Described as "the next step in the City of Boulder’s efforts to promote electric vehicle adoption, reduce greenhouse gas emissions and enhance community resilience," this pilot project, detailed recently on Boulder.gov, will test the ability to reduce building energy costs at the North Boulder Recreation Center.
Typically, electric vehicle (EV) chargers provide energy in one direction: from the energy grid or building to the car.
In this new project, the city and Fermata Energy have installed a charging station that enables two-way electricity: from the building to the car and from the car back to the building.
This technology, called vehicle-to-building (V2B), can provide the city new ways to manage its energy load, and reduce energy costs.

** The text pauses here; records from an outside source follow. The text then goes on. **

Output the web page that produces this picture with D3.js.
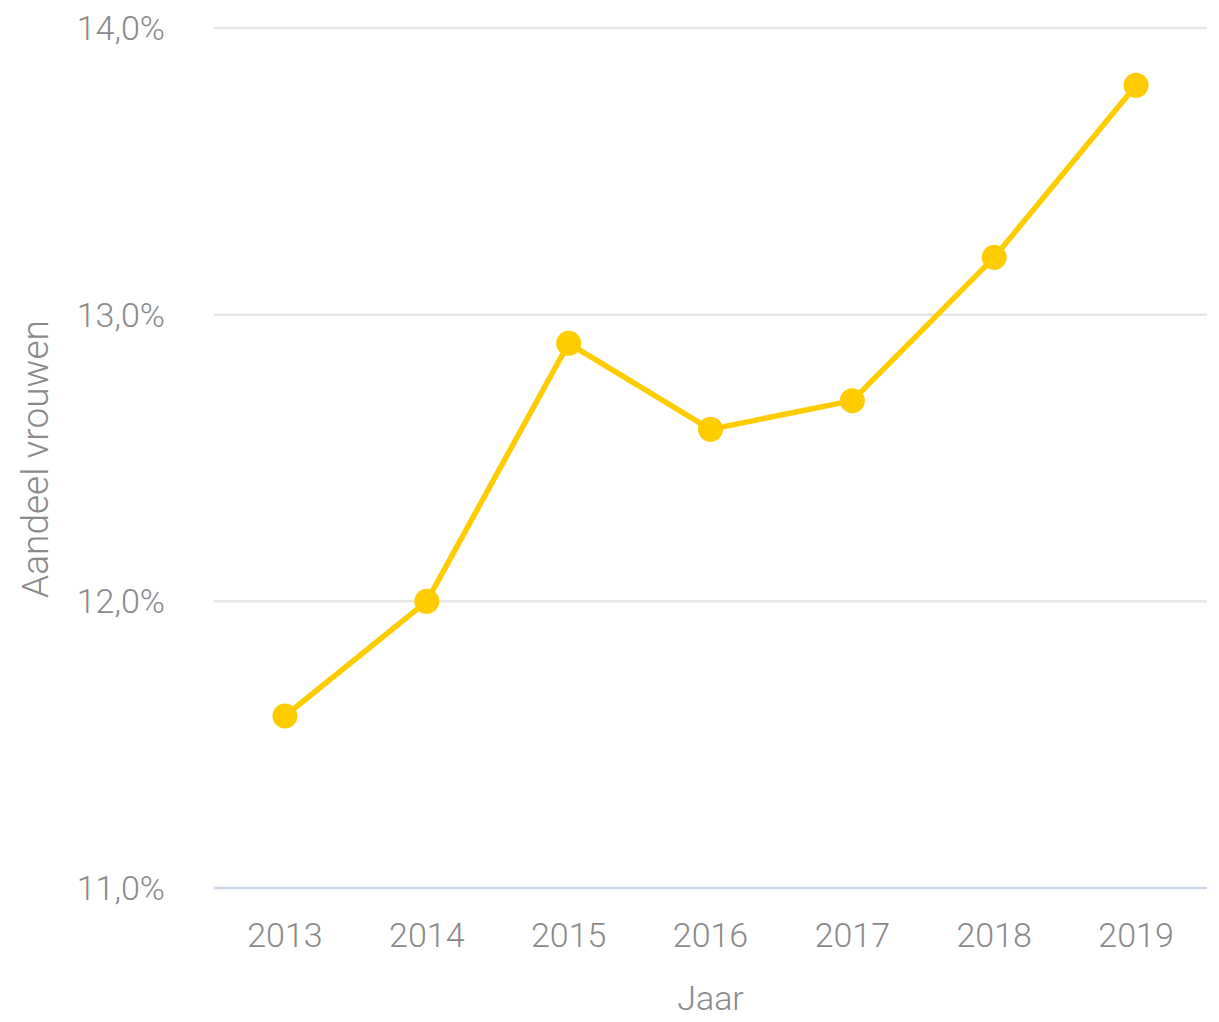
<!DOCTYPE html>
<html>
<head>
<meta charset="utf-8">
<script src="https://cdn.jsdelivr.net/npm/d3@7"></script>
<style>
    body { margin: 0; background: #fff; }
    text { font-family: Roboto, sans-serif; font-weight: 300; fill: #8a8a8a; }
</style>
</head>
<body>
<svg id="chart" width="1219" height="1022"></svg>
<script>
    // data
    const years = ["2013", "2014", "2015", "2016", "2017", "2018", "2019"];
    const aandeel = [11.6, 12.0, 12.9, 12.6, 12.7, 13.2, 13.8];
    const yTicks = [11, 12, 13, 14];

    const svg = d3.select("#chart");
    const mLeft = 214, mRight = 1207, mTop = 28, mBottom = 888;

    let x = d3.scaleBand().domain(years).range([mLeft, mRight]);
    let y = d3.scaleLinear().domain([11, 14]).range([mBottom, mTop]);
    let fmt = v => d3.format(".1f")(v).replace(".", ",") + "%";

    // gridlines
    svg.append("g").selectAll("line")
        .data(yTicks.filter(t => t > 11))
        .join("line")
        .attr("x1", mLeft).attr("x2", mRight)
        .attr("y1", d => y(d)).attr("y2", d => y(d))
        .style("stroke", "#e6e6e6").style("stroke-width", 2.5)

    // baseline
    svg.append("line")
        .attr("x1", mLeft).attr("x2", mRight)
        .attr("y1", y(11)).attr("y2", y(11))
        .style("stroke", "#ccd6eb").style("stroke-width", 2.5)

    // y labels
    svg.append("g").selectAll("text")
        .data(yTicks)
        .join("text")
        .attr("x", 165).attr("y", d => y(d))
        .attr("dy", "0.35em")
        .attr("text-anchor", "end")
        .style("font-size", "34px")
        .text(fmt)

    // x labels
    svg.append("g").selectAll("text")
        .data(years)
        .join("text")
        .attr("x", d => x(d) + x.bandwidth() / 2)
        .attr("y", 935).attr("dy", "0.35em")
        .attr("text-anchor", "middle")
        .style("font-size", "34px")
        .text(d => d)

    // axis titles
    svg.append("text")
        .attr("x", (mLeft + mRight) / 2).attr("y", 998).attr("dy", "0.35em")
        .attr("text-anchor", "middle")
        .style("font-size", "34px")
        .text("Jaar")
    svg.append("text")
        .attr("transform", `translate(35,459) rotate(-90)`)
        .attr("dy", "0.35em")
        .attr("text-anchor", "middle")
        .style("font-size", "37px")
        .text("Aandeel vrouwen")

    // line + dots
    let points = years.map((yr, i) => ({ yr: yr, v: aandeel[i] }));
    let line = d3.line()
        .x(d => x(d.yr) + x.bandwidth() / 2)
        .y(d => y(d.v));
    svg.append("path")
        .datum(points)
        .attr("d", line)
        .style("fill", "none")
        .style("stroke", "#ffcc00")
        .style("stroke-width", 5.5)
        .style("stroke-linejoin", "round")
    svg.append("g").selectAll("circle")
        .data(points)
        .join("circle")
        .attr("cx", d => x(d.yr) + x.bandwidth() / 2)
        .attr("cy", d => y(d.v))
        .attr("r", 12.5)
        .style("fill", "#ffcc00")
</script>
</body>
</html>
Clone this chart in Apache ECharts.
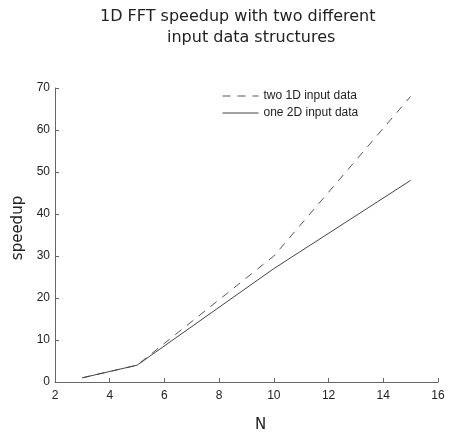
<!DOCTYPE html>
<html>
<head>
<meta charset="utf-8">
<script src="https://cdn.jsdelivr.net/npm/echarts@6/dist/echarts.min.js"></script>
<style>
  html, body { margin: 0; padding: 0; background: #fff; }
  #chart { width: 449px; height: 433px; }
</style>
</head>
<body>
<div id="chart"></div>
<script>
var N = [3, 5, 10, 15];
var twoInputs = [1, 4, 30, 68];
var oneInput = [1, 4, 27, 48];
var xTicks = [2, 4, 6, 8, 10, 12, 14, 16];
var yTicks = [0, 10, 20, 30, 40, 50, 60, 70];

function pairs(xs, ys) {
    var out = [];
    for (var i = 0; i < xs.length; i++) {
        out.push([xs[i], ys[i]]);
    }
    return out;
}

var chart = echarts.init(document.getElementById('chart'));
var labelStyle = { color: '#222', fontFamily: 'Liberation Sans', fontSize: 12 };
var titleFont = { fontFamily: 'DejaVu Sans', fontSize: 16, fontWeight: 'normal', color: '#222' };

var option = {
    animation: false,
    title: [{
        text: '1D FFT speedup with two different',
        left: 95, top: 4,
        textStyle: titleFont
    }, {
        text: 'input data structures',
        left: 162, top: 25,
        textStyle: titleFont
    }],
    legend: {
        orient: 'vertical',
        left: 222, top: 90,
        padding: 0,
        itemWidth: 36, itemHeight: 10, itemGap: 5,
        itemStyle: { opacity: 0 },
        lineStyle: { width: 1 },
        textStyle: { color: '#222', fontFamily: 'Liberation Sans', fontSize: 12 },
        data: ['two 1D input data', 'one 2D input data']
    },
    grid: { left: 55, right: 11, top: 88, bottom: 51, outerBoundsMode: 'none' },
    xAxis: {
        type: 'value',
        min: xTicks[0], max: xTicks[xTicks.length - 1], interval: 2,
        name: 'N',
        nameLocation: 'middle',
        nameGap: 36,
        nameTextStyle: { fontFamily: 'DejaVu Sans', fontSize: 15, color: '#222', padding: [0, 0, 0, 28] },
        axisLine: { show: true, lineStyle: { color: '#666', width: 1 } },
        axisTick: { show: true, inside: true, length: 4, lineStyle: { color: '#666' } },
        axisLabel: labelStyle,
        splitLine: { show: false }
    },
    yAxis: {
        type: 'value',
        min: yTicks[0], max: yTicks[yTicks.length - 1], interval: 10,
        name: 'speedup',
        nameLocation: 'middle',
        nameGap: 27,
        nameTextStyle: { fontFamily: 'DejaVu Sans', fontSize: 15, color: '#222', padding: [0, 0, 0, 14] },
        axisLine: { show: true, lineStyle: { color: '#666', width: 1 } },
        axisTick: { show: true, inside: true, length: 4, lineStyle: { color: '#666' } },
        axisLabel: Object.assign({ margin: 5 }, labelStyle),
        splitLine: { show: false }
    },
    series: [{
        name: 'two 1D input data',
        type: 'line',
        symbol: 'none',
        data: pairs(N, twoInputs),
        lineStyle: { color: '#555', width: 1, type: [8, 7] },
        itemStyle: { color: '#555' }
    }, {
        name: 'one 2D input data',
        type: 'line',
        symbol: 'none',
        data: pairs(N, oneInput),
        lineStyle: { color: '#444', width: 1 },
        itemStyle: { color: '#444' }
    }]
};

chart.setOption(option);
</script>
</body>
</html>
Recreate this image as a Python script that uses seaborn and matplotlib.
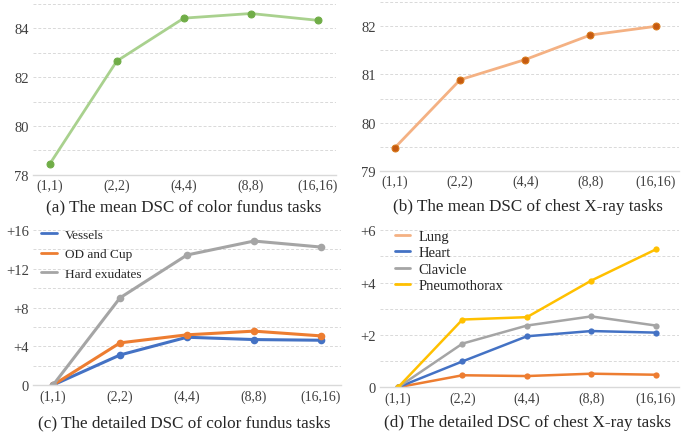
import matplotlib
matplotlib.use("Agg")
import matplotlib.pyplot as plt
import seaborn as sns
import pandas as pd
import numpy as np

categories = ["(1,1)", "(2,2)", "(4,4)", "(8,8)", "(16,16)"]
fundus_mean = [78.44, 82.66, 84.42, 84.61, 84.33]
xray_mean = [79.48, 80.89, 81.31, 81.82, 82.00]
vessels = [0.0, 3.10, 4.93, 4.69, 4.62]
od_cup = [0.0, 4.35, 5.18, 5.56, 5.07]
hard_exudates = [0.0, 9.00, 13.42, 14.86, 14.24]
lung = [0.0, 0.46, 0.43, 0.52, 0.48]
heart = [0.0, 0.99, 1.95, 2.15, 2.09]
clavicle = [0.0, 1.67, 2.36, 2.71, 2.36]
pneumothorax = [0.0, 2.59, 2.68, 4.08, 5.27]

captions = ["(a) The mean DSC of color fundus tasks",
            "(b) The mean DSC of chest X-ray tasks",
            "(c) The detailed DSC of color fundus tasks",
            "(d) The detailed DSC of chest X-ray tasks"]

sns.set_theme(style="white")
plt.rcParams['font.family'] = ['Liberation Serif', 'DejaVu Serif']

W, H = 694, 435
fig = plt.figure(figsize=(W / 100, H / 100), dpi=100)

def add_ax(l, r, t, b):
    return fig.add_axes([l / W, (H - b) / H, (r - l) / W, (b - t) / H])

grid_c = "#D9D9D9"

def style(ax, ylim, major, minor, fmt):
    ax.set_ylim(*ylim)
    ax.set_yticks(major)
    ax.set_yticks(minor, minor=True)
    ax.set_yticklabels([fmt(v) for v in major], fontsize=10.5, color="#404040")
    ax.set_xticks(range(len(categories)))
    ax.set_xticklabels(categories, fontsize=10, color="#404040")
    ax.grid(True, which="both", axis="y", color=grid_c, linestyle=(0, (3, 2)), linewidth=0.7)
    ax.grid(False, axis="x")
    ax.set_axisbelow(True)
    for s in ["top", "right", "left"]:
        ax.spines[s].set_visible(False)
    ax.spines["bottom"].set_color(grid_c)
    ax.spines["bottom"].set_linewidth(1.0)
    ax.tick_params(axis="both", length=0, pad=3)
    ax.set_xlabel("")
    ax.set_ylabel("")

# (a)
ax = add_ax(33, 336, 5, 175.7)
df = pd.DataFrame({"cat": categories, "v": fundus_mean})
sns.lineplot(data=df, x="cat", y="v", ax=ax, color="#A9D18E", linewidth=2, marker="o",
             markersize=5, markerfacecolor="#70AD47", markeredgecolor="#70AD47", sort=False)
style(ax, (78, 85), [78, 80, 82, 84], np.arange(78, 85.01, 1), lambda v: f"{v:g}")
ax.set_xlim(-0.25, 4.27)
fig.text(184 / W, 1 - 207 / H, captions[0], ha="center", va="center", fontsize=12.3)

# (b)
ax = add_ax(380, 679, 3.3, 171.7)
df = pd.DataFrame({"cat": categories, "v": xray_mean})
sns.lineplot(data=df, x="cat", y="v", ax=ax, color="#F4B183", linewidth=2, marker="o",
             markersize=5, markerfacecolor="#C55A11", markeredgecolor="#D97A1A", sort=False)
style(ax, (79, 82.5), [79, 80, 81, 82], np.arange(79, 82.51, 0.5), lambda v: f"{v:g}")
ax.set_xlim(-0.23, 4.36)
fig.text(528 / W, 1 - 207 / H, captions[1], ha="center", va="center", fontsize=12.3)

def plus(v):
    return "0" if v == 0 else f"+{v:g}"

# (c)
ax = add_ax(33, 341, 231, 386)
long_c = pd.DataFrame({
    "cat": categories * 3,
    "v": vessels + od_cup + hard_exudates,
    "s": ["Vessels"] * 5 + ["OD and Cup"] * 5 + ["Hard exudates"] * 5,
})
pal_c = {"Vessels": "#4472C4", "OD and Cup": "#ED7D31", "Hard exudates": "#A5A5A5"}
sns.lineplot(data=long_c, x="cat", y="v", hue="s", palette=pal_c, ax=ax, linewidth=2.2,
             marker="o", markersize=5.5, markeredgewidth=0, sort=False)
style(ax, (0, 16), [0, 4, 8, 12, 16], np.arange(0, 16.01, 2), plus)
ax.set_xlim(-0.3, 4.3)
leg = ax.legend(loc="upper left", bbox_to_anchor=(0.0, 1.06), frameon=False, fontsize=9.5,
                handlelength=1.2, handletextpad=0.6, labelspacing=0.55, borderaxespad=0.2)
for h in leg.legend_handles:
    h.set_marker("")
    h.set_linewidth(2)
fig.text(184 / W, 1 - 423 / H, captions[2], ha="center", va="center", fontsize=12.3)

# (d)
ax = add_ax(380, 679, 231.3, 388.3)
long_d = pd.DataFrame({
    "cat": categories * 4,
    "v": lung + heart + clavicle + pneumothorax,
    "s": ["Lung"] * 5 + ["Heart"] * 5 + ["Clavicle"] * 5 + ["Pneumothorax"] * 5,
})
pal_d = {"Lung": "#ED7D31", "Heart": "#4472C4", "Clavicle": "#A5A5A5", "Pneumothorax": "#FFC000"}
sns.lineplot(data=long_d, x="cat", y="v", hue="s", palette=pal_d, ax=ax, linewidth=1.8,
             marker="o", markersize=4.5, markeredgewidth=0, sort=False)
style(ax, (0, 6), [0, 2, 4, 6], np.arange(0, 6.01, 1), plus)
ax.set_xlim(-0.28, 4.36)
leg = ax.legend(loc="upper left", bbox_to_anchor=(0.02, 1.06), frameon=False, fontsize=10.5,
                handlelength=1.05, handletextpad=0.6, labelspacing=0.22, borderaxespad=0.2)
for h in leg.legend_handles:
    h.set_marker("")
    h.set_linewidth(2)
leg.legend_handles[0].set_color("#F4B183")
fig.text(528 / W, 1 - 423 / H, captions[3], ha="center", va="center", fontsize=12.3)

fig.savefig("out.png", dpi=100)
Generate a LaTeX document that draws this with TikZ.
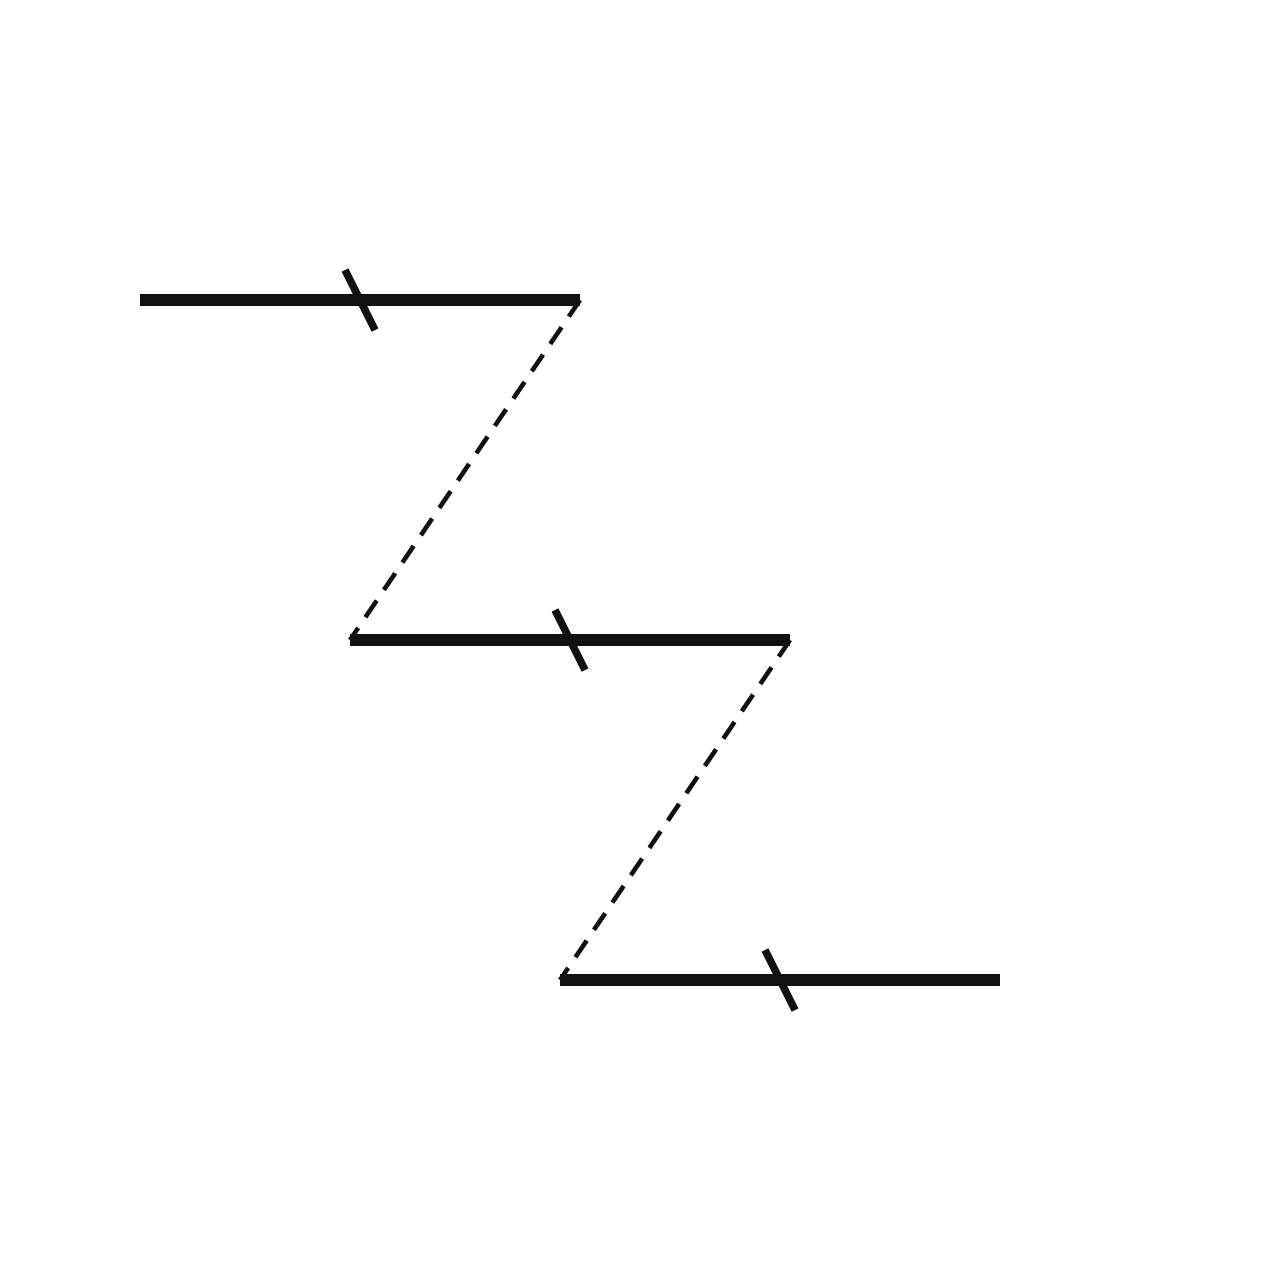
\documentclass[tikz,border=0pt]{standalone}
\definecolor{ink}{HTML}{111111}
\begin{document}
\begin{tikzpicture}[x=0.02cm,y=-0.02cm,
  bar/.style={draw=ink,line width=0.24cm},
  tick/.style={draw=ink,line width=0.15cm},
  link/.style={draw=ink,line width=0.09cm,dash pattern=on 0.4cm off 0.26cm}]
\useasboundingbox (0,0) rectangle (1280,1280);
\coordinate (a1) at (140,300); \coordinate (b1) at (580,300);
\coordinate (a2) at (350,640); \coordinate (b2) at (790,640);
\coordinate (a3) at (560,980); \coordinate (b3) at (1000,980);
\coordinate (t1s) at (345,270); \coordinate (t1e) at (375,330);
\coordinate (t2s) at (555,610); \coordinate (t2e) at (585,670);
\coordinate (t3s) at (765,950); \coordinate (t3e) at (795,1010);
\path[link] (b1) -- (a2);
\path[link] (b2) -- (a3);
\path[bar] (a1) -- (b1);
\path[bar] (a2) -- (b2);
\path[bar] (a3) -- (b3);
\path[tick] (t1s) -- (t1e);
\path[tick] (t2s) -- (t2e);
\path[tick] (t3s) -- (t3e);
\end{tikzpicture}
\end{document}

Fermata Energy’s bidirectional charging system for EVs allows vehicle batteries to transfer energy from the battery back to the North Boulder Recreation Center in order to support the building’s electric loads and to reduce peak demand.
In the pilot, Boulder will connect one of its fleet vehicles – a Nissan LEAF from Boulder Nissan - to the V2B charging system. The V2B charging system also connects to the recreation center’s electricity system.
Typically, the easiest way to manage demand is to shift usage of major appliances outside of peak periods (usually between 2pm and 6pm). For this pilot, the collaboration intends to use the Nissan LEAF battery to reduce peak demand instead of shifting the usage from major appliances.
The fleet car will charge at night, when building energy demand is low, and discharge the battery to the recreation center during the day, when the building’s demand peaks.
The goal is to reduce peak demand which in turn can reduce the monthly electric bill, Boulder.gov says.
Drivers, get ready to put your foot down, flip it, and reverse it.